What I've ended up doing in the past is using sub-categories: having a single table with all common fields inside it, and then several tables which can have a zero-or-one relationship to the "core" table.

The example below is similar to something we use "in the wild"; it basically builds a hierarchical data structure, where each node may be a folder or document:

CREATE TABLE Node (
  Id int identity primary key,
  ParentId int null references Node.ParentId,
  Name varchar(50) not null,
  Description varchar(max) null
)

CREATE TABLE Doc (
  Id int primary key references Node.Id,
  FileExtension char(3) not null,
  MimeType varchar(50) not null,
  ContentLength bigint not null,
  FilePathOnDisk varchar(255)
)

CREATE TABLE Folder (
  Id int primary key references Node.Id,
  ReadOnly bit not null
)

So your GetFolder sproc will do:

SELECT n.Id, n.ParentId, n.Name, n.Description, f.ReadOnly
FROM Node n 
JOIN Folder f ON n.Id = f.Id
WHERE f.Id = @Id

This translates quite nicely into class-based inheritance:

public class Folder : Node
{
  public bool IsReadOnly { get; set; }
  ...etc
}
0
votes

Olavk makes good points, and Corey gives a great detailed explanation. Reading Corey's info, though, gives me a conclusion of Olavk's answer. Keep in mind that depending on what you're doing with the information, you may end up 2-staging your query. Find the item, then for each reference, do a direct select on what was of interest.

Also consider the idea of storing everything in multiple tables and reading it from a single table. I do this for a large database I have where most of the queries need certain common information, but the full multiple table layout is still required. The inserts are slowed down a little by the triggers that they kick off (in my case, one per file where each file is responsible for up to a million rows inserted), but my later select queries can go from minutes to single digit seconds.

Data warehousing :)

0
votes

I had a discussion about these issues some time ago with my superior. Of course, I couldn't prove that "hierarchical multi-table approach" (see olavk's answer) is better, but I felt it! I would always choose this method. One root table with all the fields that entities have in common, and 1-1 child tables with fields they don't have in common. If need this approach can be extended to more child tables, as long as business logic and other entities will have something out of it. That is, I don't think one needs to go overboard with this.

I'm also against creating separate "child" tables without the root table, where each table has a copy of the same fields. I think Corey's answer suggests such an approach as an example of a bad multi-table model, and he criticizes it as well. I would like to add that having to write joins isn't the main issue with that. It isn't an issue at all, since most of database queries have many joins, and it's a normal thing. It's difficult creating relationships with other tables - you always need an Id and a TypeId to know which table links to it. In the case of a root table, you only need the Id.

-1
votes

How about both? Have your cake and eat it too!

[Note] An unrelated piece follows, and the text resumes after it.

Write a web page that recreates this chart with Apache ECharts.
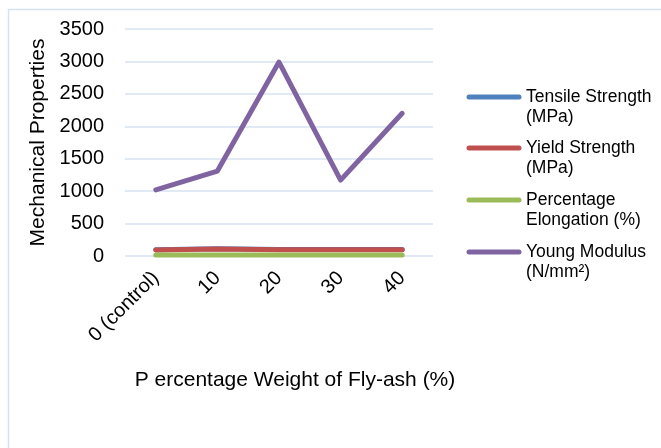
<!DOCTYPE html>
<html>
<head>
<meta charset="utf-8">
<script src="https://cdn.jsdelivr.net/npm/echarts@6/dist/echarts.min.js"></script>
<style>
html,body{margin:0;padding:0;background:#fff;}
#c{width:661px;height:448px;}
</style>
</head>
<body>
<div id="c"></div>
<script>
var categories = ['0 (control)', '10', '20', '30', '40'];
var tensileStrength = [95, 110, 100, 100, 100];
var yieldStrength = [92, 108, 98, 98, 98];
var percentageElongation = [15, 15, 14, 14, 14];
var youngModulus = [1020, 1310, 2990, 1170, 2200];
var yTicks = [0, 500, 1000, 1500, 2000, 2500, 3000, 3500];

var seriesNames = ['Tensile Strength\n(MPa)', 'Yield Strength\n(MPa)', 'Percentage\nElongation (%)', 'Young Modulus\n(N/mm²)'];
var seriesColors = ['#4f81bd', '#c0504d', '#9bbb59', '#8064a2'];
var seriesData = [tensileStrength, yieldStrength, percentageElongation, youngModulus];

var FONT = '"Liberation Sans", Arial, sans-serif';
var chart = echarts.init(document.getElementById('c'), null, {renderer: 'canvas'});

var legendGraphics = [];
var legendY = [97, 148, 200, 252];
for (var i = 0; i < seriesNames.length; i++) {
  legendGraphics.push({
    type: 'line',
    shape: {x1: 469, y1: legendY[i], x2: 519, y2: legendY[i]},
    style: {stroke: seriesColors[i], lineWidth: 5, lineCap: 'round'}
  });
  legendGraphics.push({
    type: 'text',
    left: 526,
    top: legendY[i] - 10,
    style: {text: seriesNames[i], fill: '#000', font: '17.5px ' + FONT, lineHeight: 20}
  });
}

var option = {
  backgroundColor: '#fff',
  animation: false,
  grid: {left: 125, top: 29, width: 308, height: 227, containLabel: false},
  xAxis: {
    type: 'category',
    data: categories,
    boundaryGap: true,
    axisLine: {show: false},
    axisTick: {show: false},
    axisLabel: {rotate: 45, margin: 19, color: '#000', fontSize: 20, fontFamily: FONT, interval: 0},
    name: 'P ercentage Weight of Fly-ash (%)',
    nameLocation: 'middle',
    nameGap: 114,
    nameTextStyle: {color: '#000', fontSize: 21, fontFamily: FONT, padding: [0, 0, 0, 32], verticalAlign: 'top'}
  },
  yAxis: {
    type: 'value',
    min: 0,
    max: 3500,
    interval: 500,
    axisLine: {show: false},
    axisTick: {show: false},
    splitLine: {lineStyle: {color: '#d6e2f1', width: 1.5}},
    axisLabel: {color: '#000', fontSize: 20, fontFamily: FONT, margin: 21,
      formatter: function (v) { return yTicks.indexOf(v) >= 0 ? String(v) : ''; }},
    name: 'Mechanical Properties',
    nameLocation: 'middle',
    nameGap: 76,
    nameRotate: 90,
    nameTextStyle: {color: '#000', fontSize: 21, fontFamily: FONT}
  },
  series: seriesData.map(function (d, i) {
    return {
      name: seriesNames[i],
      type: 'line',
      data: d,
      symbol: 'none',
      lineStyle: {color: seriesColors[i], width: 5, cap: 'round', join: 'round'},
      itemStyle: {color: seriesColors[i]}
    };
  }),
  graphic: [{
    type: 'rect',
    shape: {x: 8.5, y: 9.5, width: 800, height: 600},
    style: {fill: null, stroke: '#d6e2f1', lineWidth: 1.5},
    silent: true
  }].concat(legendGraphics)
};
chart.setOption(option);
</script>
</body>
</html>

There's another option somewhere between the "one big table" and the "fully normalized" DB that really combines the best of both worlds: You can use something called materialized views, which are like views in that they are just as flexible and you query as many tables as needed, setting up all the joins etc., but they're also like tables in that the results are actually stored in a table.

The nice thing about this is that once you set this up and decide when it is to be refreshed (everytime one of the underlying table sis changes, or maybe just once per night) you don't have worry about it anymore. You can query the materialized view as if it were one big table (because it is), and performance will be fast (faster than using the select statement that is behind it). Most importantly, you don't have the headaches of maintaining data integrity. That's what the DB is there to handle.

If you don't have a DB that supports this out of the box, you can still use this idea by building a table out of the results of the view as a batch job each night.